What you knew about your audience last week gets less relevant by the day, and the only way to keep up with its ever-evolving persona is through the use of machine learning, since computer analysis of big data consistently reveals patterns that human eyes can’t spot. Such patterns are catalysts for the creation of engaging topics.

Identifying top-trending topics

Neither Google, with Trends, nor Bing, with its Keyword Research tool, are shy about sharing how subjects and their associated keywords perform, allowing content creators to test topics and variations prior to publication.

If writing about personal transport, you can see whether car performs better than automobile. Likewise, whether camper is more popular than campervan. With answers to questions like these, you can optimize your content prior to publication and even, in many cases, as early as the point of ideation. By doing so you tackle two jobs simultaneously: content creation and content marketing. You’re producing material that you know will engage the reader while guaranteeing the highest possible return on the effort – and money – invested in its creation.
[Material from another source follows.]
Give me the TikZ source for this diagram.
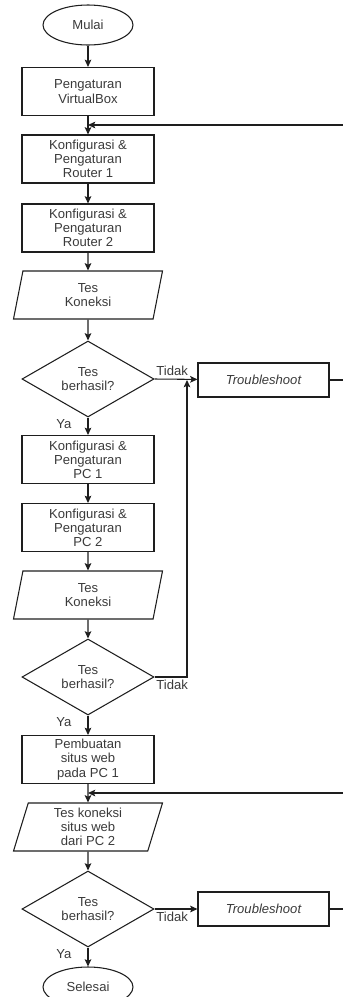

All of this comes with a caveat, that you don’t sacrifice relevance to trends. While the world may be obsessing about the latest reality TV results or royal wedding, such topics could be entirely outside the interests of your audience. True, crow-baring them into a subject line or ad will almost certainly grow your audience, because you’re following the crowd.

Yet, that audience may be worth very little to your brand. A handful of qualified responses is far more valuable than a tsunami of irrelevant inquiries that risk cheapening and diluting what you stand for.

By all means, look for and follow trends, but never sacrifice ‘message’ in the pursuit of popularity.